The rise of decentralized, capable Physical AI extends far beyond the technology sector, carrying profound implications for manufacturing, labor, and privacy. The advanced capabilities of these new AI-powered robots are a direct response to global labor shortages that have impacted supply chains and production schedules. By enabling robots to operate safely alongside humans as “cobots” and navigate unstructured, human-centric environments, automation can now be deployed in sectors and for tasks previously deemed too complex or costly. This allows manufacturers to bridge critical gaps in their workforce, enhance productivity, and build more resilient operations. These machines are no longer confined to repetitive, caged tasks but can now handle dynamic responsibilities in warehouses, on assembly lines, and in logistics, fundamentally altering the calculus of industrial automation.

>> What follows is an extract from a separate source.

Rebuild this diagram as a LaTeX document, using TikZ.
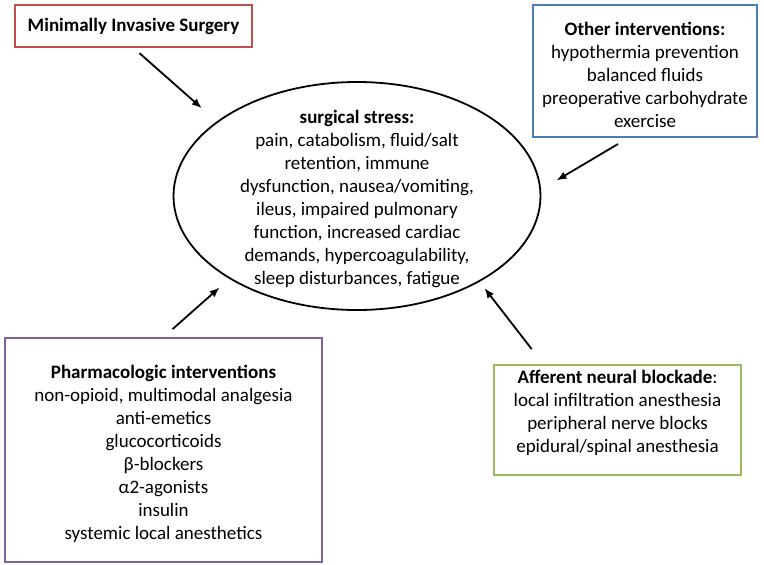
\documentclass[tikz,border=0pt]{standalone}
\usepackage{fontspec}
\setmainfont{Carlito}
\usetikzlibrary{shapes.geometric,arrows.meta}
\definecolor{boxred}{RGB}{192,80,77}
\definecolor{boxblue}{RGB}{74,126,187}
\definecolor{boxpurple}{RGB}{128,100,162}
\definecolor{boxgreen}{RGB}{155,187,89}
\begin{document}
\begin{tikzpicture}[x=1pt,y=-1pt,
		box/.style={draw,line width=1.8pt,align=center,inner sep=0pt,font=\fontsize{19}{23}\selectfont},
		arr/.style={line width=1.8pt,-{Latex[length=10pt,width=8pt]}}]
		\useasboundingbox (0,0) rectangle (764,565);

		\node[box,draw=boxred,minimum width=237,minimum height=42] (mis) at (133.5,26) {\textbf{Minimally Invasive Surgery}};
		\node[box,draw=boxblue,minimum width=224,minimum height=132,text height=112pt,text depth=0pt] (other) at (645,71) {\textbf{Other interventions:}\\hypothermia prevention\\balanced fluids\\preoperative carbohydrate\\exercise};
		\node[box,draw=boxpurple,minimum width=317,minimum height=224,text height=178pt,text depth=0pt] (pharm) at (163.5,450) {\textbf{Pharmacologic interventions}\\non-opioid, multimodal analgesia\\anti-emetics\\glucocorticoids\\β-blockers\\α2-agonists\\insulin\\systemic local anesthetics};
		\node[box,draw=boxgreen,minimum width=247,minimum height=110,text height=64pt,text depth=0pt] (afferent) at (617.5,420) {\textbf{Afferent neural blockade}:\\local infiltration anesthesia\\peripheral nerve blocks\\epidural/spinal anesthesia};

		% centre
		\node[draw,ellipse,line width=1.8pt,minimum width=367,minimum height=228,inner sep=0pt] (stress) at (357,196) {};
		\node[box,draw=none] (stresstext) at (357,198.5) {\textbf{surgical stress:}\\pain, catabolism, fluid/salt\\retention, immune\\dysfunction, nausea/vomiting,\\ileus, impaired pulmonary\\function, increased cardiac\\demands, hypercoagulability,\\sleep disturbances, fatigue};

		\draw[arr,shorten <=8pt,shorten >=20pt] (mis.south) -- (stress.152);
		\draw[arr,shorten <=12pt,shorten >=18pt] (other.256) -- (stress.2);
		\draw[arr,shorten <=12pt,shorten >=13pt] (pharm.north) -- (stress.213);
		\draw[arr,shorten <=19pt,shorten >=8pt] (afferent.143) -- (stress.325);
\end{tikzpicture}
\end{document}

Furthermore, this paradigm shift directly addresses primary consumer and regulatory concerns regarding data privacy and system reliability. In the automotive sector, localized processing guarantees that sensitive data, such as in-cabin conversations and video feeds from driver monitoring systems, remains securely within the vehicle, a critical feature for building consumer trust. For both automotive and industrial applications, the elimination of cloud-related latency ensures the reliability and instantaneous response required for safety-critical systems. This move is more significant than previous technological waves like the mobile revolution because it involves the delegation of physical agency to machines. The ability of a car to navigate a complex city intersection without cloud assistance or a robot to work in a dynamic warehouse without a safety cage represents a fundamental redefinition of humanity’s relationship with its technology.

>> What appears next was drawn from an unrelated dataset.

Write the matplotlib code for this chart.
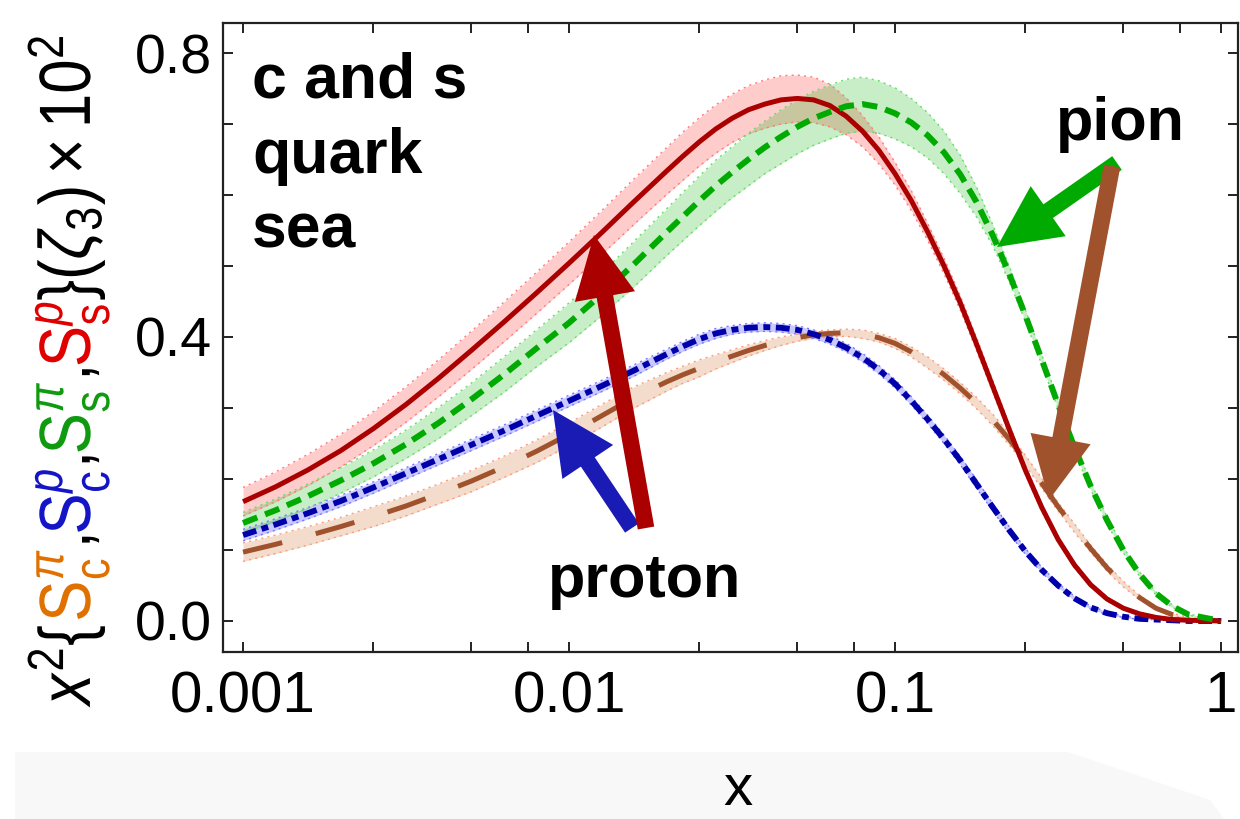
import numpy as np
import matplotlib
matplotlib.use("Agg")
import matplotlib.pyplot as plt
from matplotlib.patches import Polygon, PathPatch
from matplotlib.textpath import TextPath
from matplotlib.font_manager import FontProperties
from matplotlib.transforms import Affine2D
from matplotlib.ticker import FixedLocator, FixedFormatter, NullFormatter

plt.rcParams['font.family'] = ['Liberation Sans', 'DejaVu Sans']
plt.rcParams['mathtext.fontset'] = 'custom'
plt.rcParams['mathtext.rm'] = 'Liberation Sans'
plt.rcParams['mathtext.it'] = 'Liberation Sans:italic'
plt.rcParams['mathtext.bf'] = 'Liberation Sans:bold'
plt.rcParams['mathtext.sf'] = 'Liberation Sans'
plt.rcParams['lines.scale_dashes'] = False

# ---- data: x^2 * S(x) at zeta_3, scaled by 10^2 ----
x = [0.001, 0.001259, 0.001585, 0.001995, 0.002512, 0.003162, 0.003981,
     0.005012, 0.00631, 0.007943, 0.01, 0.01259, 0.01585,
     0.01995, 0.02239, 0.02512, 0.02818, 0.03162, 0.03548, 0.03981, 0.04467,
     0.05012, 0.05623, 0.0631, 0.07079, 0.07943, 0.08913, 0.1, 0.1122,
     0.1259, 0.1413, 0.1585, 0.1778, 0.1995, 0.2239, 0.2512, 0.2818,
     0.3162, 0.3548, 0.3981, 0.4467, 0.5012, 0.5623, 0.631, 0.7079,
     0.7943, 1.0]

# s quark, proton (red, solid)
ss_p = [0.168, 0.189, 0.213, 0.240, 0.271, 0.305, 0.342, 0.381, 0.421,
        0.462, 0.504, 0.547, 0.591,
        0.634, 0.655, 0.675, 0.693, 0.708, 0.720, 0.728, 0.734, 0.736, 0.734,
        0.726, 0.711, 0.690, 0.663, 0.630, 0.592, 0.548, 0.500, 0.448, 0.390,
        0.330, 0.270, 0.212, 0.160, 0.115, 0.079, 0.051, 0.031, 0.018, 0.010,
        0.005, 0.002, 0.001, 0.0]
ss_p_err = [0.020, 0.021, 0.022, 0.023, 0.024, 0.025, 0.026, 0.027, 0.028,
            0.029, 0.030, 0.031, 0.032,
            0.033, 0.034, 0.034, 0.034, 0.034, 0.034, 0.034, 0.034, 0.033,
            0.032, 0.030, 0.026, 0.022, 0.019, 0.016, 0.014, 0.012, 0.011,
            0.010, 0.009, 0.008, 0.007, 0.006, 0.005, 0.004, 0.004, 0.003,
            0.003, 0.002, 0.002, 0.001, 0.001, 0.0, 0.0]

# s quark, pion (green, dashed)
ss_pi = [0.138, 0.156, 0.176, 0.198, 0.222, 0.249, 0.279, 0.312, 0.347,
         0.384, 0.420, 0.460, 0.503,
         0.548, 0.570, 0.592, 0.613, 0.632, 0.650, 0.667, 0.682, 0.696, 0.708,
         0.717, 0.725, 0.728, 0.724, 0.715, 0.702, 0.684, 0.660, 0.629, 0.590,
         0.543, 0.489, 0.430, 0.368, 0.305, 0.245, 0.190, 0.142, 0.100, 0.066,
         0.039, 0.021, 0.009, 0.0]
ss_pi_err = [0.015, 0.016, 0.017, 0.018, 0.019, 0.020, 0.022, 0.023, 0.025,
             0.026, 0.028, 0.030, 0.032,
             0.033, 0.034, 0.035, 0.036, 0.036, 0.037, 0.037, 0.038, 0.038,
             0.038, 0.038, 0.038, 0.038, 0.037, 0.036, 0.034, 0.032, 0.030,
             0.027, 0.021, 0.015, 0.011, 0.008, 0.007, 0.006, 0.006, 0.005,
             0.005, 0.004, 0.003, 0.002, 0.002, 0.001, 0.0]

# c quark, proton (blue, dash-dot)
sc_p = [0.121, 0.136, 0.152, 0.169, 0.188, 0.208, 0.228, 0.248, 0.268,
        0.289, 0.310, 0.331, 0.353,
        0.376, 0.387, 0.397, 0.405, 0.410, 0.413, 0.414, 0.413, 0.410, 0.404,
        0.396, 0.385, 0.371, 0.354, 0.334, 0.310, 0.284, 0.256, 0.226, 0.193,
        0.160, 0.128, 0.098, 0.072, 0.050, 0.032, 0.019, 0.011, 0.006, 0.003,
        0.002, 0.001, 0.0, 0.0]
sc_p_err = [0.008, 0.008, 0.008, 0.008, 0.008, 0.008, 0.008, 0.008, 0.008,
            0.008, 0.008, 0.008, 0.008,
            0.007, 0.007, 0.007, 0.007, 0.006, 0.006, 0.006, 0.006, 0.006,
            0.006, 0.006, 0.006, 0.006, 0.006, 0.006, 0.006, 0.006, 0.006,
            0.006, 0.006, 0.005, 0.005, 0.004, 0.004, 0.003, 0.003, 0.002,
            0.002, 0.001, 0.001, 0.0, 0.0, 0.0, 0.0]

# c quark, pion (brown, long dashes)
sc_pi = [0.097, 0.108, 0.120, 0.133, 0.147, 0.162, 0.179, 0.197, 0.217,
         0.239, 0.263, 0.289, 0.315,
         0.337, 0.347, 0.356, 0.365, 0.373, 0.381, 0.388, 0.394, 0.399, 0.403,
         0.405, 0.406, 0.404, 0.399, 0.391, 0.379, 0.364, 0.347, 0.328, 0.307,
         0.283, 0.256, 0.226, 0.194, 0.161, 0.131, 0.102, 0.075, 0.052, 0.033,
         0.018, 0.009, 0.004, 0.0]
sc_pi_err = [0.013, 0.013, 0.013, 0.013, 0.014, 0.014, 0.014, 0.015, 0.015,
             0.016, 0.016, 0.016, 0.015,
             0.013, 0.012, 0.012, 0.010, 0.009, 0.008, 0.007, 0.006, 0.005,
             0.005, 0.005, 0.005, 0.006, 0.006, 0.007, 0.007, 0.008, 0.008,
             0.008, 0.008, 0.008, 0.008, 0.007, 0.007, 0.006, 0.006, 0.005,
             0.005, 0.004, 0.003, 0.002, 0.002, 0.001, 0.0]

x_major = [0.001, 0.01, 0.1, 1]
x_major_labels = ['0.001', '0.01', '0.1', '1']
x_minor = [0.0025, 0.005, 0.0075, 0.025, 0.05, 0.075, 0.25, 0.5, 0.75]
y_ticks = [0.0, 0.1, 0.2, 0.3, 0.4, 0.5, 0.6, 0.7, 0.8]
y_tick_labels = ['0.0', '', '', '', '0.4', '', '', '', '0.8']

W, H = 1240, 819
fig = plt.figure(figsize=(W / 100, H / 100), dpi=100)
ax = fig.add_axes([223 / W, 1 - 652 / H, 1015 / W, (652 - 22.7) / H])

xa = np.array(x)

series = [
    # values, errors, line colour, band rgba, edge colour, style, lw
    (sc_pi, sc_pi_err, '#a0522d', (0.85, 0.55, 0.35, 0.30), '#ff9a7a', (0, (29, 25)), 3.6),
    (sc_p, sc_p_err, '#0000aa', (0.30, 0.30, 1.00, 0.30), '#7a7aff', (0, (10, 4, 5, 4)), 4.2),
    (ss_p, ss_p_err, '#aa0000', (1.00, 0.00, 0.00, 0.20), '#ff7a7a', '-', 3.6),
    (ss_pi, ss_pi_err, '#00aa00', (0.00, 0.70, 0.00, 0.22), '#66dd66', (0, (11, 6)), 4.3),
]

for vals, errs, _, band, edge, _, _ in series:
    v = np.array(vals)
    e = np.array(errs)
    ax.fill_between(xa, v - e, v + e, color=band, lw=0, zorder=1)
    ax.plot(xa, v + e, color=edge, lw=1.0, ls=(0, (1.5, 3)), zorder=2)
    ax.plot(xa, v - e, color=edge, lw=1.0, ls=(0, (1.5, 3)), zorder=2)

for vals, _, col, _, _, ls, lw in series:
    ax.plot(xa, vals, color=col, lw=lw, ls=ls, zorder=3,
            solid_capstyle='butt', dash_capstyle='butt', solid_joinstyle='round')

ax.set_xscale('log')
ax.set_xlim(8.68e-4, 1.127)
ax.set_ylim(-0.0437, 0.8427)

ax.xaxis.set_major_locator(FixedLocator(x_major))
ax.xaxis.set_major_formatter(FixedFormatter(x_major_labels))
ax.xaxis.set_minor_locator(FixedLocator(x_minor))
ax.xaxis.set_minor_formatter(NullFormatter())
ax.yaxis.set_major_locator(FixedLocator(y_ticks))
ax.yaxis.set_major_formatter(FixedFormatter(y_tick_labels))

ax.tick_params(which='both', direction='in', top=True, right=True,
               length=7, width=1.4, color='#222222')
ax.tick_params(axis='x', which='major', labelsize=42, pad=13)
ax.tick_params(axis='y', which='major', labelsize=40, pad=8)
for sp in ax.spines.values():
    sp.set_linewidth(1.6)
    sp.set_color('#222222')

# panel text
fig.text(252 / W, 1 - 52 / H, 'c and s\nquark\nsea', fontsize=45,
         fontweight='bold', ha='left', va='top', linespacing=1.34)
fig.text(645 / W, 1 - 597 / H, 'proton', fontsize=44, fontweight='bold',
         ha='center', va='baseline')
fig.text(1120 / W, 1 - 140 / H, 'pion', fontsize=44, fontweight='bold',
         ha='center', va='baseline')


def arrow(tail, tip, color, z):
    ax.annotate('', xy=(tip[0], H - tip[1]), xytext=(tail[0], H - tail[1]),
                xycoords='figure pixels', textcoords='figure pixels',
                arrowprops=dict(arrowstyle='simple,head_length=4.5,head_width=4.4,tail_width=1.2',
                                color=color, mutation_scale=10, shrinkA=0, shrinkB=0,
                                lw=0),
                zorder=z, annotation_clip=False)


arrow((632, 528), (553, 410), '#1a1ab4', 5)
arrow((646, 528), (594, 235), '#aa0000', 6)
arrow((1117, 163), (997, 247), '#00aa00', 5)
arrow((1112, 166), (1049, 500), '#a0522d', 6)

# grey strip with the x-axis title
strip = Polygon([(15 / W, 0), (15 / W, 67 / H), (1068 / W, 67 / H),
                 (1210 / W, 19 / H), (1224 / W, 0)], closed=True,
                transform=fig.transFigure, facecolor='#f8f8f8', edgecolor='none',
                zorder=0)
fig.patches.append(strip)
fig.text(738 / W, 1 - 790 / H, 'x', fontsize=42, ha='center', va='center')

# multi-coloured vertical y-axis title, built piece by piece as glyph outlines
pieces = [
    (r'$x^2\{$', 'black'),
    (r'$\mathrm{S}_\mathrm{c}^{\pi}$', '#e07000'),
    (r'$,$', 'black'),
    (r'$\mathrm{S}_\mathrm{c}^{p}$', '#1515c8'),
    (r'$,$', 'black'),
    (r'$\mathrm{S}_\mathrm{s}^{\pi}$', '#109a10'),
    (r'$,$', 'black'),
    (r'$\mathrm{S}_\mathrm{s}^{p}$', '#e00000'),
    (r'$\}(\zeta_3)\times10^2$', 'black'),
]
ylab_pt = 40
ylab_px = ylab_pt * 100 / 72
fp = FontProperties(family='Liberation Sans', size=ylab_pt)
renderer = fig.canvas.get_renderer()
advances = []
for s, _ in pieces:
    t = fig.text(0, 0, s, fontsize=ylab_pt)
    advances.append(t.get_window_extent(renderer).width)
    t.remove()
label_bottom, label_top = 705, 35          # pixels from the top edge
along = (label_bottom - label_top) / sum(advances)
cross = 52 / (0.716 * ylab_px)             # cap height of about 52 px
x_base = 90
offset = 0.0
for (s, c), adv in zip(pieces, advances):
    tp = TextPath((0, 0), s, size=ylab_px, prop=fp)
    tr = (Affine2D().translate(offset, 0).scale(along, cross)
          .rotate_deg(90).translate(x_base, H - label_bottom))
    fig.add_artist(PathPatch(tp, transform=tr, facecolor=c, edgecolor='none'))
    offset += adv

fig.savefig('out.png', dpi=100)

The Road Ahead: Opportunities and Unresolved Challenges

As the industry moved forward, the trajectory pointed toward the mass deployment of general-purpose humanoid robots, with initiatives like NVIDIA’s Project GR00T leading the way. These advanced machines, powered by the latest generation of low-power silicon, were expected to find their initial applications in complex logistics and healthcare environments. In parallel, the trend of “TinyML” was set to continue its maturation, pushing sophisticated AI models onto even smaller, milliwatt-power microcontrollers. However, significant challenges remained. The industry recognized the urgent need to develop rigorous and standardized frameworks for “AI safety” at the edge to ensure that autonomous decisions were both explainable and fail-safe. In the near term, a consensus formed around the proliferation of “Edge-to-Cloud” hybrid models. This approach leveraged edge devices for immediate perception and action while using the cloud for fleet-wide data analysis, long-term learning, and model optimization, representing the most pragmatic path forward. The era’s defining challenge had shifted from whether AI could think to whether it could act—safely, reliably, and efficiently—in the physical world.